We also meet some sweet characters played by excellent actors.
There’s entertainment reporter Nila Menon (Shreya Dhanwanthry) who begins visiting the flower shop to buy tulips for her blind mother (played by the lovely Saranya Ponvannan). There’s also, briefly, Amitabh Bachchan the actor who adds some gravitas to the film’s premise by expressing afsos about the dead critics and talking about the importance of film criticism.
Taking forensic cues from Dexter, the serial killer strikes again, on Fridays, after reviews of new films appear. And like most serial killers, this one too leaves his signature on the crime scene: the film’s star rating on a critic’s forehead.

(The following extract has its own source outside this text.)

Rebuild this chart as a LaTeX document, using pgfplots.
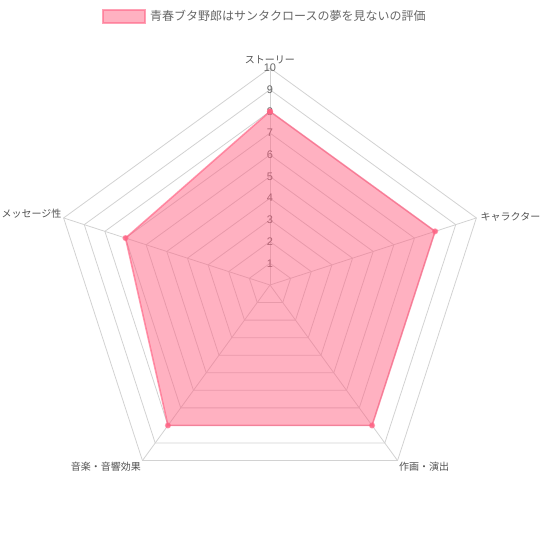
\documentclass[border=0pt]{standalone}
\usepackage{fontspec}
\setmainfont{Liberation Sans}
\newfontfamily\jp{Noto Sans CJK JP}
\usepackage{pgfplots}
\pgfplotsset{compat=1.18}
\usepgfplotslibrary{polar}
\definecolor{pinkline}{HTML}{FF6384}
\definecolor{gridc}{HTML}{D2D2D2}
\definecolor{txt}{HTML}{666666}
\begin{document}
\begin{tikzpicture}[x=1bp,y=1bp]
\path[use as bounding box] (-270bp,-255bp) rectangle (270bp,285bp);
\begin{polaraxis}[at={(0,0)}, anchor=origin, scale only axis, width=434bp, height=434bp,
  ymin=0, ymax=10, hide axis, clip=false]
\pgfplotsinvokeforeach{1,...,10}{
  \addplot[gridc, line width=0.8bp, mark=none] coordinates {(90,#1) (18,#1) (-54,#1) (-126,#1) (162,#1) (90,#1)};
}
\addplot[gridc, line width=0.8bp, mark=none] coordinates {(90,0) (90,10)};
\addplot[gridc, line width=0.8bp, mark=none] coordinates {(18,0) (18,10)};
\addplot[gridc, line width=0.8bp, mark=none] coordinates {(-54,0) (-54,10)};
\addplot[gridc, line width=0.8bp, mark=none] coordinates {(-126,0) (-126,10)};
\addplot[gridc, line width=0.8bp, mark=none] coordinates {(162,0) (162,10)};
\pgfplotsinvokeforeach{1,...,10}{
  \node[txt, font=\fontsize{11bp}{13bp}\selectfont, inner sep=0pt] at (axis cs:90,#1) {#1};
}
\addplot[draw=pinkline, draw opacity=0.65, line width=1.6bp, fill=pinkline, fill opacity=0.5,
  mark=*, mark size=2.2bp, mark options={fill=pinkline, draw=pinkline, fill opacity=0.8}]
  coordinates {(90,8) (18,8) (-54,8) (-126,8) (162,7) (90,8)};
\node[txt!80!black, font=\jp\fontsize{10bp}{12bp}\selectfont, anchor=south, inner sep=0pt] at (axis cs:90,10.2) {ストーリー};
\node[txt!80!black, font=\jp\fontsize{10bp}{12bp}\selectfont, anchor=west, inner sep=0pt] at (axis cs:18,10.2) {キャラクター};
\node[txt!80!black, font=\jp\fontsize{10bp}{12bp}\selectfont, anchor=north west, inner sep=0pt] at (axis cs:-54,10.1) {作画・演出};
\node[txt!80!black, font=\jp\fontsize{10bp}{12bp}\selectfont, anchor=north east, inner sep=0pt] at (axis cs:-126,10.1) {音楽・音響効果};
\node[txt!80!black, font=\jp\fontsize{10bp}{12bp}\selectfont, anchor=east, inner sep=0pt, yshift=4bp] at (axis cs:162,10.1) {メッセージ性};
\end{polaraxis}
\fill[pinkline, fill opacity=0.5] (-167bp,262bp) rectangle (-125bp,275bp);
\draw[pinkline, draw opacity=0.6, line width=1.5bp] (-167bp,262bp) rectangle (-125bp,275bp);
\node[txt, font=\jp\fontsize{12bp}{14bp}\selectfont, anchor=west, inner sep=0pt] at (-120bp,269bp) {青春ブタ野郎はサンタクロースの夢を見ないの評価};
\end{tikzpicture}
\end{document}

As cops stare at the bodies of dead critics who are now being chopped up in gruesome ways, Nila and Danny become a thing. While they roll about romancing and smooching, Arvind Mathur seeks Zenobia’s help. She talks of a serial killer’s pain and tries to piece together cues from reviews.
As Arvind Mathur comes close to finding out who the serial killer is, something that we have known all along, there’s a predictable back story, a mummy, a daddy and a film that should not have been panned. There’s also a Guru Dutt shrine and kagaz ke phool.
Chup made me quite uneasy, quite often.
R. Balki has directed Chup and he has co-written the film’s script with Rishi Virmani and Raja Sen (film critic and script writer). For a while I kept wondering who would have come up with the idea of killing bad critics and not bad directors – the director or the critic?
Whoever it was, the fact is that Chup’s story is born out of some serious pomposity.
In Chup, the murders are horrific, and the gashes on dead, naked bodies of critics are deep and long, yet the violence is treated as the work of an artist, an expression that holds meaning. And much like the comments section below a review, each murder is an occasion for a lecture on the art of cinema and the importance of film criticism.
These bits are nicely written and expressed. But they are also conceited and aim to massage the egos of film critics and directors by elevating film criticism to a noble calling, and the director and his craft gently levitating above that.
But Chup is also smart and it found the perfect film to hook its premise and the serial killer’s grouse to. If Guru Dutt’s Kaagaz Ke Phool was panned by critics in 1959, killing critics for bad reviews today doesn’t feel too wrong. Even if it’s by a man who has no real reason or justification to have taken up cudgels on behalf of Guru Dutt.
The film distracts us from this flaw by creating cinematic moments to pay homage to the magic that Guru Dutt and his cinematographer V.K. Murthy created with light and shadow, but in a lesser climactic scene.
All this auteur directors ki puja is all very well till Chup shows us, fleetingly, a poster in the house that hosts the Guru Dutt shrine: “Woody Allen is Innocent.” And in this operative part of the title of Rick Worley’s let’s-twist-facts-to-prove-our-point documentary, perhaps, lies the answer to who came up with the idea of killing critics and not directors: Male pomposity.